Ms. Ng shared that they are hoping now to just equal the figures from year before. But they worry that a 20% drop could devastate their bottomline given that their margins are very low.

But she remains optimistic. The event is in a unique position to effect positive change and she is in it for the long haul.

“We are about converting a non-reader to a reader. And you have no way to convert a non-reader into a reader unless you have a physical sale. If you want to go online to buy a book, you must already want a book, and what you want. I’m talking about someone who is not even reading. Why would they even go online to buy a book or search for a book? It’s not gonna happen. So we are talking about getting people to come, getting people to be interested.
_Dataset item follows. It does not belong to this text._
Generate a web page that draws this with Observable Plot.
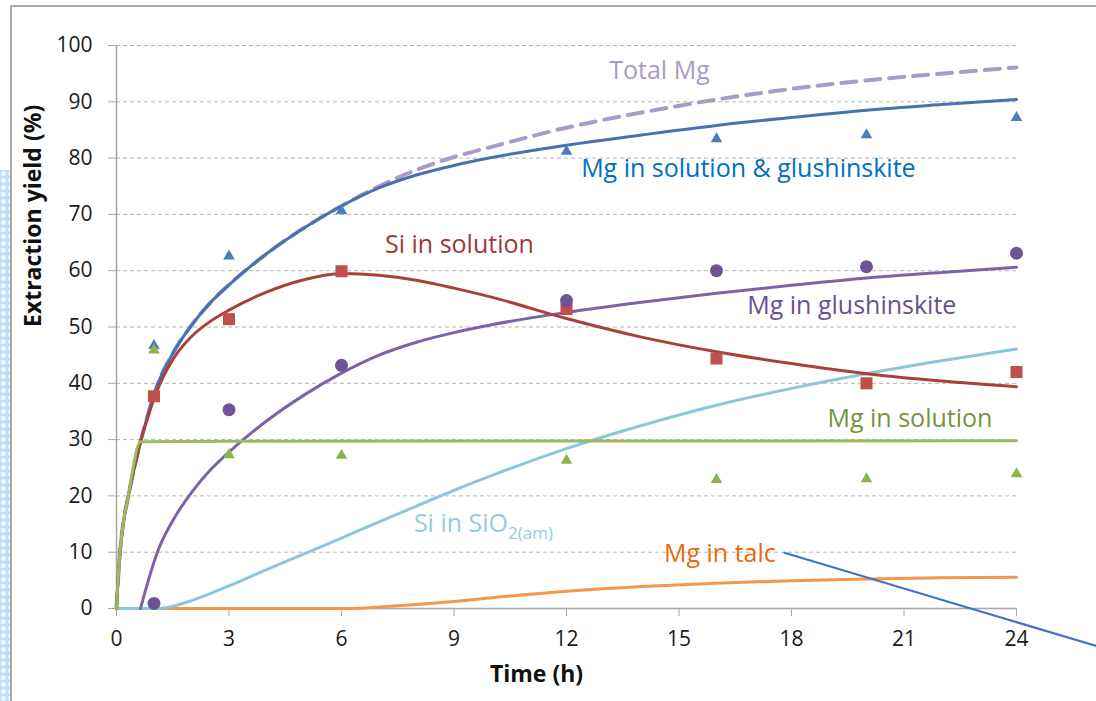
<!DOCTYPE html>
<html><head><meta charset="utf-8">
<script src="https://cdn.jsdelivr.net/npm/d3@7"></script>
<script src="https://cdn.jsdelivr.net/npm/@observablehq/plot@0.6"></script>
<style>
html,body{margin:0;padding:0;background:#fff;}
#wrap{position:relative;width:1096px;height:701px;overflow:hidden;background:#fff;}
#strip{position:absolute;left:0;top:170px;width:10px;height:531px;background-color:#bfdfef;background-image:radial-gradient(circle, #e8f3fa 2.2px, transparent 2.9px);background-size:7px 7px;}
#frame{position:absolute;left:10px;top:5px;width:1200px;height:800px;border-left:2px solid #a9a9a9;border-top:2px solid #a9a9a9;}
#chart{position:absolute;left:0;top:0;}
svg text{font-variant-ligatures:none;}
</style></head>
<body>
<div id="wrap"><div id="strip"></div><div id="frame"></div><div id="chart"></div></div>
<script>
// measured points (time in h, extraction yield in %)
const hours = [1, 3, 6, 12, 16, 20, 24];
const mgSolGlushMeas = [46.7, 62.6, 70.6, 81.2, 83.4, 84.1, 87.2];
const mgSolMeas = [45.9, 27.3, 27.2, 26.3, 22.9, 23.0, 23.9];
const siSolMeas = [37.7, 51.4, 59.9, 53.2, 44.4, 40.0, 42.0];
const mgGlushMeas = [0.9, 35.3, 43.2, 54.7, 60.0, 60.7, 63.1];

// model curves [time, value]
const totalMgCurve = [[0,0],[0.04,5],[0.1,10.5],[0.2,16],[0.3,19.5],[0.64,29.6],[0.85,34.7],[1.09,39.7],[1.5,45.3],[2,50.3],[2.5,54.3],[3,57.5],[4,63],[5,67.6],[6,71.5],[7,75],[8,77.9],[9,80.2],[10,82],[12,85.4],[14,88.1],[16,90.4],[18,92.3],[20,93.8],[22,95],[24,96.1]];
const mgSolGlushCurve = [[0,0],[0.04,5],[0.1,10.5],[0.2,16],[0.3,19.5],[0.64,29.6],[0.85,34.7],[1.09,39.7],[1.5,45.3],[2,50.3],[2.5,54.3],[3,57.5],[4,63],[5,67.6],[6,71.5],[7,74.7],[8,77],[9,78.7],[10,80.1],[12,82.3],[14,84.1],[16,85.8],[18,87.2],[20,88.5],[22,89.5],[24,90.4]];
const siSolCurve = [[0,0],[0.04,5],[0.1,10.5],[0.2,16],[0.3,19.5],[0.64,29.6],[0.82,33.6],[1,37.3],[1.25,41.2],[1.5,44.2],[2,48.3],[2.5,51],[3,53],[4,56.2],[5,58.4],[6,59.5],[7,59.2],[8,58.3],[9,56.9],[10,55.3],[12,51.5],[14,48.2],[16,45.6],[18,43.5],[20,41.7],[22,40.4],[24,39.4]];
const mgGlushCurve = [[0.64,0],[0.85,5],[1.09,10],[1.5,15.6],[2,20.6],[2.5,24.6],[3,27.8],[4,33.3],[5,37.9],[6,41.8],[7,45],[8,47.3],[9,49],[10,50.4],[12,52.6],[14,54.4],[16,56],[18,57.4],[20,58.7],[22,59.7],[24,60.6]];
const mgSolCurve = [[0,0],[0.04,5],[0.1,10.5],[0.2,16],[0.3,19.5],[0.64,29.6],[3,29.7],[24,29.8]];
const siSio2Curve = [[0,0],[1.1,0],[1.5,0.4],[2,1.4],[2.5,2.65],[3,4],[4,6.9],[5,9.7],[6,12.5],[7,15.4],[8,18.2],[9,21],[10,23.6],[12,28.4],[14,32.5],[16,36.1],[18,39.1],[20,41.7],[22,44],[24,46.1]];
const mgTalcCurve = [[0,0],[6.3,0],[7,0.25],[8,0.7],[9,1.25],[10,1.9],[12,3.05],[14,3.9],[16,4.5],[18,4.95],[20,5.25],[22,5.45],[24,5.55]];

// series labels
const labelText = ["Total Mg", "Mg in solution & glushinskite", "Si in solution", "Mg in glushinskite", "Mg in solution", "Si in SiO2(am)", "Mg in talc"];
const labelX = [13.14, 12.39, 7.16, 16.82, 18.96, 7.93, 14.6];
const labelY = [95.5, 78.1, 64.6, 53.8, 33.7, 15.0, 9.7];
const leaderT = [17.81, 26.2];
const leaderV = [9.9, -6.8];

const xTicks = [0, 3, 6, 9, 12, 15, 18, 21, 24];
const yTicks = [0, 10, 20, 30, 40, 50, 60, 70, 80, 90, 100];

const labelColors = ["#a99bc9", "#0070c0", "#9b3a35", "#69518c", "#77933c", "#92cddc", "#e46c0a"];
const labels = labelText.map((t, i) => ({t, x: labelX[i], y: labelY[i], c: labelColors[i]}));
const pts = (vals) => hours.map((h, i) => ({h, v: vals[i]}));
const leader = leaderT.map((t, i) => ({t, v: leaderV[i]}));

const lineOpts = (color) => ({x: d => d[0], y: d => d[1], stroke: color, strokeWidth: 3, curve: "monotone-x"});

const svg = Plot.plot({
  width: 1096, height: 701,
  marginLeft: 116, marginRight: 80, marginTop: 45, marginBottom: 93,
  style: {fontFamily: "'Open Sans', sans-serif", background: "transparent", color: "#1a1a1a"},
  x: {domain: [0, 24]},
  y: {domain: [0, 100]},
  marks: [
    Plot.gridY(yTicks, {stroke: "#b5b5b5", strokeOpacity: 1, strokeDasharray: "4,3"}),
    Plot.axisY(yTicks, {tickSize: 8, tickPadding: 16, fontSize: 21, stroke: "#a6a6a6", label: null}),
    Plot.axisX(xTicks, {tickSize: 8, tickPadding: 15, fontSize: 21, stroke: "#a6a6a6", label: null}),
    Plot.ruleX([0], {stroke: "#a6a6a6", strokeWidth: 1.5}),
    Plot.ruleY([0], {stroke: "#a6a6a6", strokeWidth: 1.5}),
    Plot.line(mgTalcCurve, lineOpts("#f79646")),
    Plot.line(siSio2Curve, lineOpts("#8dc5da")),
    Plot.line(mgGlushCurve, lineOpts("#7e62a9")),
    Plot.line(totalMgCurve, {...lineOpts("#a89bc7"), strokeWidth: 4, strokeDasharray: "15,9"}),
    Plot.line(mgSolGlushCurve, lineOpts("#4672b0")),
    Plot.line(siSolCurve, lineOpts("#a9413a")),
    Plot.line(mgSolCurve, lineOpts("#9bbb59")),
    Plot.dot(pts(mgSolGlushMeas), {x: "h", y: "v", symbol: "triangle", r: 4.3, fill: "#4a7ebb"}),
    Plot.dot(pts(mgSolMeas), {x: "h", y: "v", symbol: "triangle", r: 4.3, fill: "#8db44c"}),
    Plot.dot(pts(siSolMeas), {x: "h", y: "v", symbol: "square", r: 6.8, fill: "#c0504d"}),
    Plot.dot(pts(mgGlushMeas), {x: "h", y: "v", symbol: "circle", r: 6.5, fill: "#6e5494"}),
    Plot.line(leader, {x: "t", y: "v", stroke: "#4472c4", strokeWidth: 2.2}),
    Plot.text(labels, {x: "x", y: "y", text: "t", fill: "c", textAnchor: "start", fontSize: 25}),
    Plot.text(["Extraction yield (%)"], {frameAnchor: "left", dx: -83, rotate: -90, fontSize: 23, fontWeight: "bold", fill: "#111"}),
    Plot.text(["Time (h)"], {frameAnchor: "bottom", dx: -30, dy: 73, fontSize: 23, fontWeight: "bold", fill: "#111"})
  ]
});
d3.select(svg).selectAll("text").each(function() {
  if (this.textContent === "Si in SiO2(am)") {
    this.textContent = "Si in SiO";
    d3.select(this).append("tspan").attr("dy", 7).attr("font-size", 17).text("2(am)");
  }
});
document.getElementById("chart").appendChild(svg);
</script>
</body></html>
Not knowing that this book existed but when they’re here, they pick it up and say, ‘Hey, this is interesting!’ And then the price, of course, they can’t resist and they just buy it and try. And for people who are already readers, you buy and it’s so reasonable and so affordable that you say, ‘Hey! I should buy for my friend, or I should buy for my colleague.’ If you see a book that he or she likes. So that spread of books, that won’t happen unless it’s a physical sale.”

Spreading the love for reading two million physical books at a time is a daunting task but Ms. Ng is a determined woman and Big Bad Wolf will continue its march to literacy for all.

The Big Bad Wolf book sale is ongoing until Feb. 24 at the World Trade Center in Pasay City. Entrance is free.